Je culpabilisais, je me disais que c’était de ma faute si mon père nous avait abandonnés. Après tout, si je n’avais pas eu le diabète, cette maladie si compliquée qui l’avait poussé à ne plus « pouvoir » venir nous chercher mon frère et moi, rien de tout ça ne serait arrivé. Je faisais des recherches sur le suicide sur Internet, je m’imaginais des scénarios.
Mon moral à zéro, les dernières semaines de l’année scolaire ont fini par passer, puis nous avons déménagé. Je perdais tous mes amis et j’arrivais dans une ville que je ne connaissais pas. La seule bonne nouvelle, c’est que j’avais maintenant ma chambre à moi tout seul pour pleurer et pour jouer de la guitare quand j’en trouvais la force.
Un soir, peu de temps après le déménagement, mon trou noir, ce vide si fort qui m’embrouille alors l’esprit et me transperce la poitrine, me fait particulièrement souffrir. Pendant que la maisonnée est endormie, je fouille dans la pharmacie familiale. Je cherche des pilules, je sais comment ça marche, j’ai vu ça dans les films. Il faut juste en avaler le plus possible, après on dort, puis on ne se réveille plus. On ne sent plus rien. On n'a plus mal. Je regarde les étiquettes, j’hésite. Puis, finalement, je retourne nerveux et confus dans ma chambre écouter mon discman pour réfléchir à tout ça.
C’est Gone Away de The Offspring qui joue. L’émotion que dégage cette chanson est incroyable, je pleure un peu, beaucoup, énormément. J’écoute les paroles, puis je me dis que, finalement, je ne peux pas mourir, ça ferait trop de peine à ma mère. Je n’ai plus de père, je ne peux pas faire de peine à ma mère. Je me lève, je retourne ranger le pot de pilules dans l’armoire et je reviens me coucher les yeux gonflés par les sanglots, plus confus et désorienté que jamais.
Cette semaine-là, j’ai décidé d’apprendre les accords de Gone Away à la guitare. Il n’y a pas de meilleur moyen pour évacuer nos émotions que la musique (du moins, pour moi), c’est ce jour-là que j’ai compris ça. Dans les semaines qui ont suivi, je me suis mis à jouer de la guitare presque tous les jours. J’avais encore des pensées suicidaires, j’avais encore mal, mais apprendre les riffs de rock de mes groupes préférés, faire résonner les éternels Smoke On the Water ou Bro Hymn Tribute, ça mettait un baume sur mes blessures, ça me permettait de vivre ma douleur pleinement, de la canaliser vers quelque chose de constructif et de l’évacuer lentement, une note à la fois. Ça m’a permis de survivre.

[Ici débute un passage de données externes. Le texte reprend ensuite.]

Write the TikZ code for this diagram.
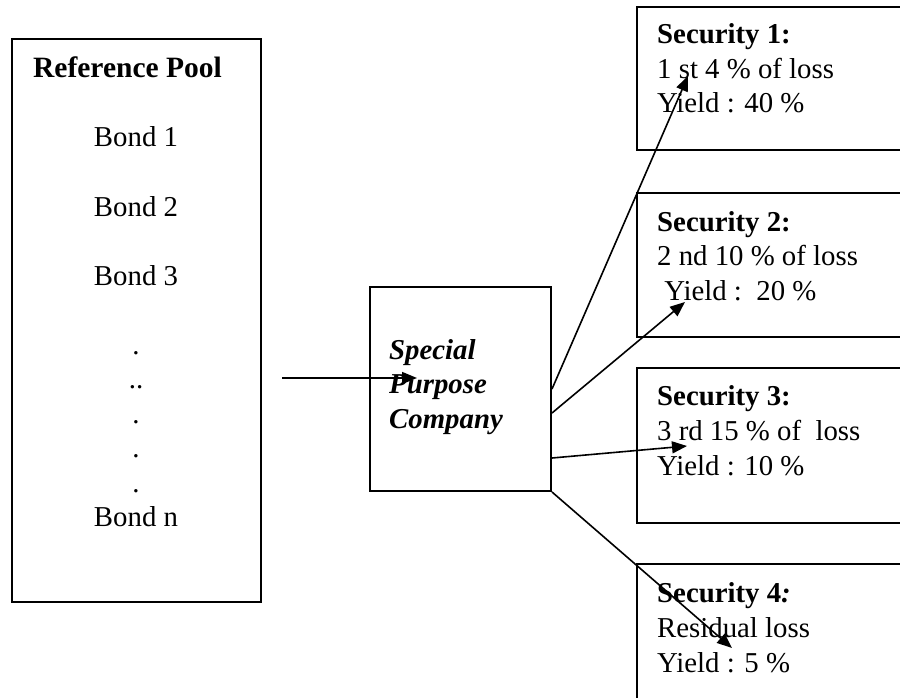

L’été a passé, j’ai fini par me faire de nouveaux amis, mon nouveau milieu scolaire était un paradis comparé à mon ancienne école, et je me suis inscrit en option musique. Tout au long de mon processus de guérison, ma guitare m’a accompagné. Au final, c’est elle qui m’a permis d’affronter vent et marées, c’est elle qui m’a sauvé.
Si, aujourd’hui, je sors ma guitare de son étui dans des contextes généralement beaucoup plus festifs, je sais que si je n’ai pas le moral, je n’ai qu’à m’enfermer seul avec elle pour une heure ou deux pour me vider l’esprit et me sentir mieux.
Et vous, avez-vous une passion qui vous garde en vie?